By: Matthew Ross
October 25 2022
The experiments disproved the existence of luminiferous aether and did not prove the Earth is a stationary plane.
Context
A Flat Earth influencer claims that the Earth is not a "spinning ball" and that the stars have been shown to rotate around the surface of a flat plane Earth in two famous 19th-century experiments: "Airy's Failure" from 1871 and the Michelson-Morley experiment of 1887. The influencer contends the results of these experiments only work on a flat plane and implies that this knowledge has been suppressed by science to keep the world from the truth of the Flat Earth.
In Fact
The Flat Earth theory has been debunked countless times. These two experiments have not been suppressed by science. Rather, both were crucial toward disproving a widely-supposed "luminiferous aether" theory and paving the way for Einstein's Theory of Relativity. Since antiquity, it had been postulated that there was no empty space in the universe, and thus a substance had to fill what appeared to be empty. Aristotle called this substance "aether," scientists and philosophers from the ancient era to the 19th century hypothesized about its role in the universe. Airy's Failure and the Michelson-Morley experiments were conducted from the assumption that aether existed and would affect the speed of light waves. Many scientists believed at the time that waves required substances to move through.
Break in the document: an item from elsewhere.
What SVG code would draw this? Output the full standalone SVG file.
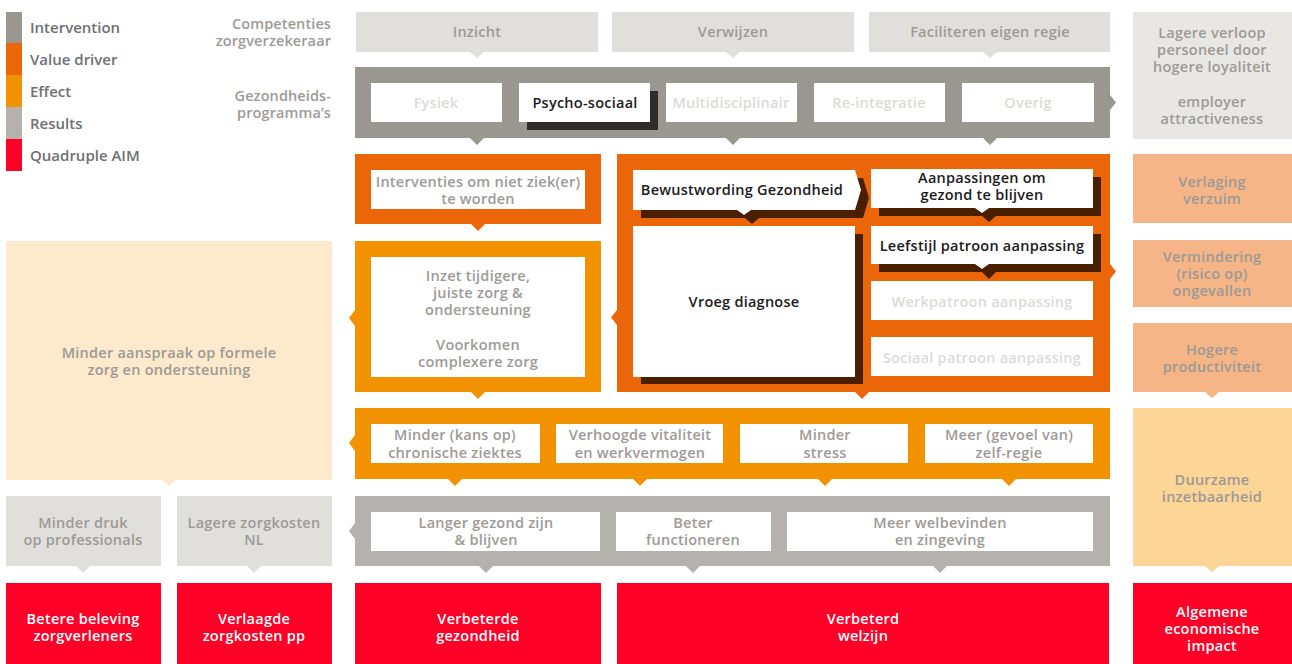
<svg xmlns="http://www.w3.org/2000/svg" width="1292" height="664" viewBox="0 0 1292 664">
  <style>
    text { font-family: "Open Sans", "Noto Sans", "Liberation Sans", sans-serif; font-size: 14.5px; font-weight: 600; text-anchor: middle; letter-spacing: 0.25px; }
    .leg { text-anchor: start; fill: #707070; font-size: 15px; letter-spacing: 0; }
    .side { text-anchor: end; fill: #9d9a96; font-size: 14.5px; letter-spacing: 0.1px; }
    .g { fill: #9d9a96; }
    .off { fill: #dcdbd8; }
    .dk { fill: #1b1b1b; }
    .wt { fill: #ffffff; }
    .c-int { fill: #9a9690; }
    .c-vd { fill: #eb6608; }
    .c-ef { fill: #f39200; }
    .c-res { fill: #b5b1ad; }
    .c-aim { fill: #ff0026; }
    .c-pale { fill: #e0dfdb; }
    .c-pale2 { fill: #e8e7e3; }
    .c-peach { fill: #fde9cb; }
    .c-salmon { fill: #f5b586; }
    .c-sand { fill: #fcd597; }
    .box { fill: #ffffff; }
    .sh-dark { fill: #2f2c29; }
    .sh-brown { fill: #4a1f00; }
  </style>

  <!-- legend -->
  <g id="legend">
    <rect x="6" y="12" width="16" height="32" class="c-int"/>
    <rect x="6" y="43" width="16" height="32" class="c-vd"/>
    <rect x="6" y="75" width="16" height="32" class="c-ef"/>
    <rect x="6" y="107" width="16" height="32" class="c-res"/>
    <rect x="6" y="139" width="16" height="32" class="c-aim"/>
    <text class="leg" x="30" y="33">Intervention</text>
    <text class="leg" x="30" y="65">Value driver</text>
    <text class="leg" x="30" y="97">Effect</text>
    <text class="leg" x="30" y="129">Results</text>
    <text class="leg" x="30" y="161">Quadruple AIM</text>
  </g>

  <g id="row-labels">
    <text class="side" x="331" y="29">Competenties</text>
    <text class="side" x="331" y="46">zorgverzekeraar</text>
    <text class="side" x="331" y="101">Gezondheids-</text>
    <text class="side" x="331" y="118">programma’s</text>
  </g>

  <!-- connectors: pointers between rows -->
  <g id="connectors">
    <!-- competencies down -->
    <polygon class="c-pale" points="470,52 484,52 477,58"/>
    <polygon class="c-pale" points="726,52 740,52 733,58"/>
    <polygon class="c-pale" points="983,52 997,52 990,58"/>
    <!-- intervention band -->
    <polygon class="c-int" points="470,138 484,138 477,145"/>
    <polygon class="c-int" points="726,138 740,138 733,145"/>
    <polygon class="c-int" points="983,138 997,138 990,145"/>
    <polygon class="c-int" points="1110,95 1116,102.5 1110,110"/>
    <!-- value drivers -->
    <polygon class="c-vd" points="471,224 485,224 478,231"/>
    <polygon class="c-vd" points="855,392 869,392 862,399"/>
    <polygon class="c-vd" points="617,310 611,317.5 617,325"/>
    <polygon class="c-vd" points="1110,264 1116,271.5 1110,279"/>
    <!-- effect box -->
    <polygon class="c-ef" points="471,392 485,392 478,399"/>
    <polygon class="c-ef" points="355,310 349,318 355,326"/>
    <!-- effect band -->
    <polygon class="c-ef" points="355,435 349,443 355,451"/>
    <polygon class="c-ef" points="448,479 462,479 455,486"/>
    <polygon class="c-ef" points="633,479 647,479 640,486"/>
    <polygon class="c-ef" points="818,479 832,479 825,486"/>
    <polygon class="c-ef" points="1002,479 1016,479 1009,486"/>
    <!-- results band -->
    <polygon class="c-res" points="355,523 349,531 355,539"/>
    <polygon class="c-res" points="479,566 493,566 486,573"/>
    <polygon class="c-res" points="686,566 700,566 693,573"/>
    <polygon class="c-res" points="933,566 947,566 940,573"/>
    <!-- left column -->
    <polygon class="c-peach" points="162,480 176,480 169,486"/>
    <polygon class="c-pale" points="76,566 90,566 83,573"/>
    <polygon class="c-pale" points="247,566 261,566 254,573"/>
    <!-- right column -->
    <polygon class="c-salmon" points="1205,392 1219,392 1212,398"/>
    <polygon class="c-sand" points="1205,566 1219,566 1212,572"/>
  </g>

  <!-- competencies of the insurer -->
  <g id="inzicht">
    <rect x="356" y="12" width="242" height="40" class="c-pale"/>
    <text class="g" x="477" y="37">Inzicht</text>
  </g>
  <g id="verwijzen">
    <rect x="612" y="12" width="242" height="40" class="c-pale"/>
    <text class="g" x="733" y="37">Verwijzen</text>
  </g>
  <g id="faciliteren">
    <rect x="869" y="12" width="241" height="40" class="c-pale"/>
    <text class="g" x="990" y="37">Faciliteren eigen regie</text>
  </g>

  <!-- health programmes -->
  <g id="programmas">
    <rect x="355" y="67" width="755" height="71" class="c-int"/>
    <rect x="371" y="83" width="131" height="39" class="box"/>
    <text class="off" x="436" y="108">Fysiek</text>
    <rect x="527" y="91" width="131" height="39" class="sh-dark"/>
    <rect x="519" y="83" width="131" height="39" class="box"/>
    <text class="dk" x="585" y="108">Psycho-sociaal</text>
    <rect x="666" y="83" width="131" height="39" class="box"/>
    <text class="off" x="731" y="108">Multidisciplinair</text>
    <rect x="814" y="83" width="131" height="39" class="box"/>
    <text class="off" x="879" y="108">Re-integratie</text>
    <rect x="962" y="83" width="132" height="39" class="box"/>
    <text class="off" x="1028" y="108">Overig</text>
  </g>

  <g id="employer">
    <rect x="1133" y="12" width="159" height="127" class="c-pale2"/>
    <text class="g" x="1212" y="38">Lagere verloop</text>
    <text class="g" x="1212" y="55">personeel door</text>
    <text class="g" x="1212" y="72">hogere loyaliteit</text>
    <text class="g" x="1212" y="107">employer</text>
    <text class="g" x="1212" y="124">attractiveness</text>
  </g>

  <!-- value drivers -->
  <g id="interventies">
    <rect x="355" y="154" width="246" height="70" class="c-vd"/>
    <rect x="371" y="170" width="214" height="39" class="box"/>
    <text class="g" x="478" y="187">Interventies om niet ziek(er)</text>
    <text class="g" x="478" y="204">te worden</text>
  </g>

  <g id="preventie">
    <rect x="617" y="154" width="493" height="238" class="c-vd"/>
    <!-- Bewustwording -->
    <polygon class="sh-brown" points="641,178 863,178 869,198 863,218 759,218 752,224 745,218 641,218"/>
    <polygon class="box" points="633,170 855,170 861,190 855,210 751,210 744,215 737,210 633,210"/>
    <text class="dk" x="742" y="195">Bewustwording Gezondheid</text>
    <!-- Vroeg diagnose -->
    <rect x="641" y="234" width="222" height="150" class="sh-brown"/>
    <rect x="633" y="226" width="222" height="151" class="box"/>
    <text class="dk" x="744" y="307">Vroeg diagnose</text>
    <!-- Aanpassingen -->
    <polygon class="sh-brown" points="879,177 1101,177 1101,216 996,216 989,222 982,216 879,216"/>
    <polygon class="box" points="871,169 1093,169 1093,208 989,208 982,213 975,208 871,208"/>
    <text class="dk" x="982" y="183">Aanpassingen om</text>
    <text class="dk" x="982" y="200">gezond te blijven</text>
    <!-- Leefstijl -->
    <polygon class="sh-brown" points="879,234 1101,234 1101,272 996,272 989,279 982,272 879,272"/>
    <polygon class="box" points="871,226 1093,226 1093,264 989,264 982,269 975,264 871,264"/>
    <text class="dk" x="982" y="251">Leefstijl patroon aanpassing</text>
    <!-- Werk / Sociaal -->
    <rect x="871" y="281" width="222" height="39" class="box"/>
    <text class="off" x="982" y="307">Werkpatroon aanpassing</text>
    <rect x="871" y="337" width="222" height="39" class="box"/>
    <text class="off" x="982" y="363">Sociaal patroon aanpassing</text>
  </g>

  <g id="verzuim">
    <rect x="1133" y="154" width="159" height="69" class="c-salmon"/>
    <text class="g" x="1212" y="187">Verlaging</text>
    <text class="g" x="1212" y="204">verzuim</text>
  </g>
  <g id="ongevallen">
    <rect x="1133" y="240" width="159" height="67" class="c-salmon"/>
    <text class="g" x="1212" y="262">Vermindering</text>
    <text class="g" x="1212" y="279">(risico op)</text>
    <text class="g" x="1212" y="296">ongevallen</text>
  </g>
  <g id="productiviteit">
    <rect x="1133" y="323" width="159" height="69" class="c-salmon"/>
    <text class="g" x="1212" y="355">Hogere</text>
    <text class="g" x="1212" y="372">productiviteit</text>
  </g>

  <!-- effects -->
  <g id="tijdige-zorg">
    <rect x="355" y="241" width="246" height="151" class="c-ef"/>
    <rect x="371" y="257" width="214" height="120" class="box"/>
    <text class="g" x="478" y="281">Inzet tijdigere,</text>
    <text class="g" x="478" y="298">juiste zorg &amp;</text>
    <text class="g" x="478" y="315">ondersteuning</text>
    <text class="g" x="478" y="350">Voorkomen</text>
    <text class="g" x="478" y="367">complexere zorg</text>
  </g>

  <g id="formele-zorg">
    <rect x="6" y="241" width="326" height="239" class="c-peach"/>
    <text class="g" x="169" y="358">Minder aanspraak op formele</text>
    <text class="g" x="169" y="375">zorg en ondersteuning</text>
  </g>

  <g id="effecten">
    <rect x="355" y="408" width="755" height="71" class="c-ef"/>
    <rect x="371" y="424" width="169" height="39" class="box"/>
    <text class="g" x="455" y="440">Minder (kans op)</text>
    <text class="g" x="455" y="458">chronische ziektes</text>
    <rect x="556" y="424" width="167" height="39" class="box"/>
    <text class="g" x="640" y="440">Verhoogde vitaliteit</text>
    <text class="g" x="640" y="458">en werkvermogen</text>
    <rect x="740" y="424" width="168" height="39" class="box"/>
    <text class="g" x="825" y="440">Minder</text>
    <text class="g" x="825" y="458">stress</text>
    <rect x="925" y="424" width="168" height="39" class="box"/>
    <text class="g" x="1009" y="440">Meer (gevoel van)</text>
    <text class="g" x="1009" y="458">zelf-regie</text>
  </g>

  <g id="inzetbaarheid">
    <rect x="1133" y="408" width="159" height="158" class="c-sand"/>
    <text class="g" x="1212" y="485">Duurzame</text>
    <text class="g" x="1212" y="502">inzetbaarheid</text>
  </g>

  <!-- results -->
  <g id="druk">
    <rect x="6" y="496" width="155" height="70" class="c-pale"/>
    <text class="g" x="83" y="528">Minder druk</text>
    <text class="g" x="83" y="545">op professionals</text>
  </g>
  <g id="zorgkosten">
    <rect x="177" y="496" width="155" height="70" class="c-pale"/>
    <text class="g" x="254" y="528">Lagere zorgkosten</text>
    <text class="g" x="254" y="545">NL</text>
  </g>

  <g id="resultaten">
    <rect x="355" y="496" width="755" height="70" class="c-res"/>
    <rect x="371" y="512" width="229" height="39" class="box"/>
    <text class="g" x="486" y="528">Langer gezond zijn</text>
    <text class="g" x="486" y="545">&amp; blijven</text>
    <rect x="616" y="512" width="155" height="39" class="box"/>
    <text class="g" x="693" y="528">Beter</text>
    <text class="g" x="693" y="545">functioneren</text>
    <rect x="787" y="512" width="306" height="39" class="box"/>
    <text class="g" x="940" y="528">Meer welbevinden</text>
    <text class="g" x="940" y="545">en zingeving</text>
  </g>

  <!-- quadruple aim -->
  <g id="beleving">
    <rect x="6" y="583" width="155" height="81" class="c-aim"/>
    <text class="wt" x="83" y="624">Betere beleving</text>
    <text class="wt" x="83" y="641">zorgverleners</text>
  </g>
  <g id="zorgkosten-pp">
    <rect x="177" y="583" width="155" height="81" class="c-aim"/>
    <text class="wt" x="254" y="624">Verlaagde</text>
    <text class="wt" x="254" y="641">zorgkosten pp</text>
  </g>
  <g id="gezondheid">
    <rect x="355" y="583" width="246" height="81" class="c-aim"/>
    <text class="wt" x="478" y="624">Verbeterde</text>
    <text class="wt" x="478" y="641">gezondheid</text>
  </g>
  <g id="welzijn">
    <rect x="617" y="583" width="492" height="81" class="c-aim"/>
    <text class="wt" x="863" y="624">Verbeterd</text>
    <text class="wt" x="863" y="641">welzijn</text>
  </g>
  <g id="economie">
    <rect x="1133" y="583" width="159" height="81" class="c-aim"/>
    <text class="wt" x="1212" y="617">Algemene</text>
    <text class="wt" x="1212" y="634">economische</text>
    <text class="wt" x="1212" y="651">impact</text>
  </g>
</svg>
Airy attempted to prove this by trying to measure the drag on light that would occur while observing stellar aberration (the phenomenon of stars appearing to change position in the night sky over a year) in a telescope filled with water versus one without. According to the aether theory, light must move differently through different substances; thus, light observed in the water-filled telescope must behave differently from one without. His results seemed to show no difference in how a star's light traveled into the telescopes, with or without water. It failed because the actual speed of light is constant, and there was no aether causing any drag on the light in the water-filled telescope.
The Michelson-Morley experiment was an attempt to measure Earth's velocity, assuming the presence of aether. Using an interferometer, which splits light into two beams, the scientists projected the beams toward mirrors and refracted them into a light detector. The assumption was that the beams would arrive at the light detector at slightly different times because of the presence of "aether wind" caused by the Earth's spinning, which would change the speed of the light beams depending on the direction of the aether wind. However, the light beams arrived at the detector simultaneously; no aether was interfering with the beams. Proponents of the Flat Earth theory erroneously conclude that this result meant the Earth itself is motionless when all the experiment proved was the absence of aether. It also strengthens Einstein's argument that the speed of light is constant irrespective of velocity. Neither experiment proved the Earth was stationary.
The verdict
These experiments did not prove that the Earth is a flat plane with the stars rotating around it. Both contributed to disproving the luminiferous aether theory and were steps toward the development of Einstein's Theory of Relativity. Overwhelming evidence points to the shape of the Earth being an oblate spheroid. Therefore we mark this claim as false.